Denym is a rare and distinctly modern name that draws its soul from an unexpected source: the fabric of the working world. Denim itself traces back to the French phrase serge de Nîmes — a sturdy twill cloth originally woven in the southern French city of Nîmes in the 17th century. By the 19th century the fabric had traveled to the American frontier, becoming the uniform of miners, ranchers, and laborers.
The name Denym re-spells this textile heritage with a phonetic flair, stripping away the mundane association and leaving something that sounds genuinely fresh. As a given name, Denym sits firmly in the 21st century's appetite for nature-adjacent, material-inspired names — alongside Cedar, Slate, and Flint. It carries a rugged authenticity while remaining accessible.

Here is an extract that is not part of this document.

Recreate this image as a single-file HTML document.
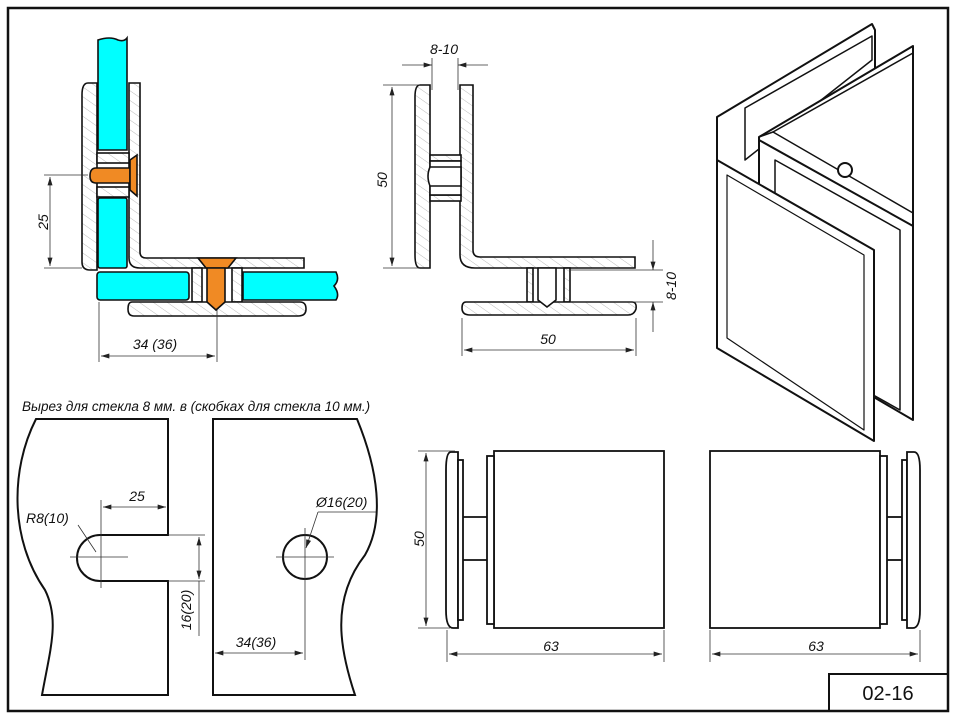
<!DOCTYPE html>
<html><head><meta charset="utf-8"><style>
html,body{margin:0;padding:0;background:#fff;}
svg{display:block;}
text{font-family:"Liberation Sans",sans-serif;fill:#111;}
.it{font-style:italic;}
</style></head><body>
<svg width="957" height="717" viewBox="0 0 957 717" xmlns="http://www.w3.org/2000/svg">
<defs>
<pattern id="h" width="8" height="8" patternUnits="userSpaceOnUse" patternTransform="rotate(-55)">
<rect width="8" height="8" fill="#fff"/><line x1="0" y1="0" x2="0" y2="8" stroke="#bbb" stroke-width="1"/></pattern>
<marker id="a" viewBox="0 0 10 6" refX="10" refY="3" markerWidth="10" markerHeight="5" orient="auto-start-reverse" markerUnits="userSpaceOnUse"><path d="M0,0 L10,3 L0,6z" fill="#222"/></marker>
</defs>
<!-- frame -->
<rect x="8" y="8" width="940" height="703" fill="none" stroke="#111" stroke-width="2.5"/>
<rect x="829" y="674" width="119" height="37" fill="none" stroke="#111" stroke-width="2"/>
<text x="888" y="700" font-size="20" text-anchor="middle">02-16</text>

<!-- ===== Section 1 ===== -->
<g stroke="#111" stroke-width="1.6">
<!-- outer plate -->
<path d="M88,83 Q82,83 82,95 L82,262 Q82,270 90,270 L97,270 L97,83 Z" fill="url(#h)"/>
<!-- inner plate + horizontal -->
<path d="M129,83 L140,83 L140,252 Q140,258 146,258 L304,258 L304,268 L140,268 Q129,268 129,258 Z" fill="url(#h)"/>
<!-- web -->
<rect x="97" y="153" width="32" height="10" fill="url(#h)"/>
<rect x="97" y="187" width="32" height="10" fill="url(#h)"/>
<!-- vertical glass -->
<path d="M98,40 Q110,36 118,40 Q124,42 127,38 L127,150 L98,150 Z" fill="#00ffff"/>
<rect x="98" y="198" width="29" height="70" rx="2" fill="#00ffff"/>
<!-- horizontal glass -->
<rect x="97" y="272" width="92" height="28" rx="3" fill="#00ffff"/>
<path d="M243,272 L336,272 Q340,280 334,286 Q340,294 336,300 L243,300 Z" fill="#00ffff"/>
<!-- stubs -->
<rect x="192" y="268" width="10" height="34" fill="url(#h)"/>
<rect x="232" y="268" width="10" height="34" fill="url(#h)"/>
<!-- bottom plate -->
<path d="M132,302 L300,302 Q306,302 306,309 Q306,316 298,316 L134,316 Q128,316 128,309 Q128,302 132,302 Z" fill="url(#h)"/>
<!-- bolts -->
<path d="M96,168 L130,168 L130,183 L96,183 Q90,183 90,176 Q90,168 96,168 Z" fill="#f08a24"/>
<path d="M130,160 L137,155 L137,196 L130,190 Z" fill="#f08a24"/>
<path d="M198,258 L236,258 L228,268 L206,268 Z" fill="#f08a24"/>
<path d="M207,268 L225,268 L225,302 L216,310 L207,302 Z" fill="#f08a24"/>
</g>
<g stroke="#333" stroke-width="0.8" fill="none">
<line x1="44" y1="175" x2="88" y2="175"/><line x1="44" y1="268" x2="82" y2="268"/>
<line x1="50" y1="177" x2="50" y2="266" marker-start="url(#a)" marker-end="url(#a)"/>
<line x1="99" y1="302" x2="99" y2="362"/><line x1="217" y1="310" x2="217" y2="362"/>
<line x1="101" y1="356" x2="215" y2="356" marker-start="url(#a)" marker-end="url(#a)"/>
</g>
<text class="it" x="48" y="222" font-size="14" text-anchor="middle" transform="rotate(-90 48 222)">25</text>
<text class="it" x="155" y="349" font-size="14" text-anchor="middle">34 (36)</text>

<!-- ===== Section 2 ===== -->
<g stroke="#111" stroke-width="1.6">
<path d="M420,85 L430,85 L430,268 L420,268 Q415,268 415,255 L415,97 Q415,85 420,85 Z" fill="url(#h)"/>
<path d="M460,85 L473,85 L473,250 Q473,257 480,257 L635,257 L635,268 L475,268 Q460,268 460,255 Z" fill="url(#h)"/>
<rect x="430" y="155" width="31" height="6" fill="url(#h)"/>
<rect x="430" y="195" width="31" height="6" fill="url(#h)"/>
<rect x="430" y="161" width="31" height="34" fill="#fff"/>
<rect x="527" y="268" width="6" height="34" fill="url(#h)"/>
<rect x="564" y="268" width="6" height="34" fill="url(#h)"/>
<path d="M466,302 L632,302 Q637,302 636,309 Q634,315 628,315 L470,315 Q462,315 462,308 Q462,302 466,302 Z" fill="url(#h)"/>
<path d="M538,268 L556,268 L556,300 L547,307 L538,300 Z" fill="#fff"/>
<path d="M430,167 L461,167 L461,186 L430,186 Q426,176 430,167 Z" fill="#fff"/>
</g>
<g stroke="#333" stroke-width="0.8" fill="none">
<line x1="432" y1="58" x2="432" y2="90"/><line x1="458" y1="58" x2="458" y2="90"/>
<line x1="402" y1="65" x2="432" y2="65" marker-end="url(#a)"/><line x1="488" y1="65" x2="458" y2="65" marker-end="url(#a)"/>
<line x1="383" y1="85" x2="420" y2="85"/><line x1="383" y1="268" x2="420" y2="268"/>
<line x1="392" y1="87" x2="392" y2="266" marker-start="url(#a)" marker-end="url(#a)"/>
<line x1="570" y1="270" x2="663" y2="270"/><line x1="570" y1="302" x2="663" y2="302"/>
<line x1="653" y1="240" x2="653" y2="270" marker-end="url(#a)"/><line x1="653" y1="332" x2="653" y2="302" marker-end="url(#a)"/>
<line x1="462" y1="318" x2="462" y2="356"/><line x1="636" y1="318" x2="636" y2="356"/>
<line x1="464" y1="350" x2="634" y2="350" marker-start="url(#a)" marker-end="url(#a)"/>
</g>
<text class="it" x="444" y="54" font-size="14" text-anchor="middle">8-10</text>
<text class="it" x="387" y="180" font-size="14" text-anchor="middle" transform="rotate(-90 387 180)">50</text>
<text class="it" x="676" y="286" font-size="14" text-anchor="middle" transform="rotate(-90 676 286)">8-10</text>
<text class="it" x="548" y="344" font-size="14" text-anchor="middle">50</text>

<!-- ===== ISO ===== -->
<g stroke="#111" stroke-width="2" fill="#fff" stroke-linejoin="round">
<path d="M717,117 L872,24 L875,30 L875,200 L717,300 Z"/>
<path d="M745,108 L872,36 L872,60 L745,160 Z" fill="#fff" stroke-width="1.5"/>
<path d="M759,137 L913,46 L913,420 L759,330 Z"/>
<path d="M759,137 L773,132 L913,213" fill="none" stroke-width="1.5"/>
<path d="M773,132 L913,53" fill="none" stroke-width="1.5"/>
<path d="M759,140 L913,226" fill="none"/>
<path d="M775,160 L900,230 L900,410 L775,340 Z" stroke-width="1.5"/>
<circle cx="845" cy="170" r="7"/>
<path d="M717,160 L874,250 L874,441 L717,348 Z"/>
<path d="M727,175 L864,255 L864,430 L727,338 Z" fill="none" stroke-width="1.2"/>
</g>

<!-- ===== Cutouts ===== -->
<text class="it" x="22" y="411" font-size="13.5">Вырез для стекла 8 мм. в (скобках для стекла 10 мм.)</text>
<g stroke="#111" stroke-width="2" fill="none">
<path d="M36,419 L168,419 L168,535 L100,535 A23,23 0 0 0 100,581 L168,581 L168,695 L42,695 C50,650 60,620 45,590 C10,540 10,470 36,419 Z"/>
<path d="M213,419 L357,419 C378,470 385,520 365,555 C330,600 340,650 355,695 L213,695 Z"/>
<circle cx="305" cy="557" r="22"/>
</g>
<g stroke="#333" stroke-width="0.8" fill="none">
<line x1="70" y1="557" x2="128" y2="557"/><line x1="101" y1="500" x2="101" y2="588"/>
<line x1="103" y1="507" x2="166" y2="507" marker-start="url(#a)" marker-end="url(#a)"/>
<line x1="78" y1="525" x2="96" y2="552"/>
<line x1="168" y1="535" x2="205" y2="535"/><line x1="168" y1="581" x2="205" y2="581"/>
<line x1="199" y1="537" x2="199" y2="579" marker-start="url(#a)" marker-end="url(#a)"/>
<line x1="199" y1="581" x2="199" y2="636"/>
<line x1="276" y1="557" x2="334" y2="557"/><line x1="305" y1="528" x2="305" y2="660"/>
<line x1="215" y1="653" x2="303" y2="653" marker-start="url(#a)" marker-end="url(#a)"/>
<line x1="376" y1="512" x2="318" y2="512"/><line x1="318" y1="512" x2="306" y2="548" marker-end="url(#a)"/>
</g>
<text class="it" x="137" y="501" font-size="14" text-anchor="middle">25</text>
<text class="it" x="26" y="523" font-size="14">R8(10)</text>
<text class="it" x="191" y="610" font-size="14" text-anchor="middle" transform="rotate(-90 191 610)">16(20)</text>
<text class="it" x="256" y="647" font-size="14" text-anchor="middle">34(36)</text>
<text class="it" x="316" y="507" font-size="14">Ø16(20)</text>

<!-- ===== Side views ===== -->
<g stroke="#111" stroke-width="1.8" fill="#fff">
<rect x="494" y="451" width="170" height="177"/>
<path d="M451,452 Q446,452 446,470 L446,610 Q446,628 453,628 L458,628 L458,452 Z"/>
<rect x="458" y="460" width="5" height="160"/>
<rect x="487" y="456" width="7" height="168"/>
<line x1="463" y1="517" x2="487" y2="517"/><line x1="463" y1="560" x2="487" y2="560"/>
<rect x="710" y="451" width="170" height="177"/>
<rect x="880" y="456" width="7" height="168"/>
<rect x="902" y="460" width="5" height="160"/>
<path d="M907,452 L914,452 Q920,452 920,470 L920,610 Q920,628 913,628 L907,628 Z"/>
<line x1="887" y1="517" x2="902" y2="517"/><line x1="887" y1="560" x2="902" y2="560"/>
</g>
<g stroke="#333" stroke-width="0.8" fill="none">
<line x1="418" y1="451" x2="455" y2="451"/><line x1="418" y1="628" x2="450" y2="628"/>
<line x1="426" y1="453" x2="426" y2="626" marker-start="url(#a)" marker-end="url(#a)"/>
<line x1="447" y1="630" x2="447" y2="662"/><line x1="664" y1="630" x2="664" y2="662"/>
<line x1="449" y1="654" x2="662" y2="654" marker-start="url(#a)" marker-end="url(#a)"/>
<line x1="710" y1="630" x2="710" y2="662"/><line x1="920" y1="630" x2="920" y2="662"/>
<line x1="712" y1="654" x2="918" y2="654" marker-start="url(#a)" marker-end="url(#a)"/>
</g>
<text class="it" x="424" y="539" font-size="14" text-anchor="middle" transform="rotate(-90 424 539)">50</text>
<text class="it" x="551" y="651" font-size="14" text-anchor="middle">63</text>
<text class="it" x="816" y="651" font-size="14" text-anchor="middle">63</text>
</svg>
</body></html>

The altered spelling elevates it from object to identity, signaling parents who want something distinctly their own. Denym has no historical bearers to speak of, which is partly its appeal: it arrives without the weight of expectation. It belongs to no saint's calendar, no ancient mythology.
It is a name invented at the intersection of craft, culture, and the enduring American romance with hard-wearing things. For a child growing up in an era that prizes individuality and material authenticity, Denym offers both.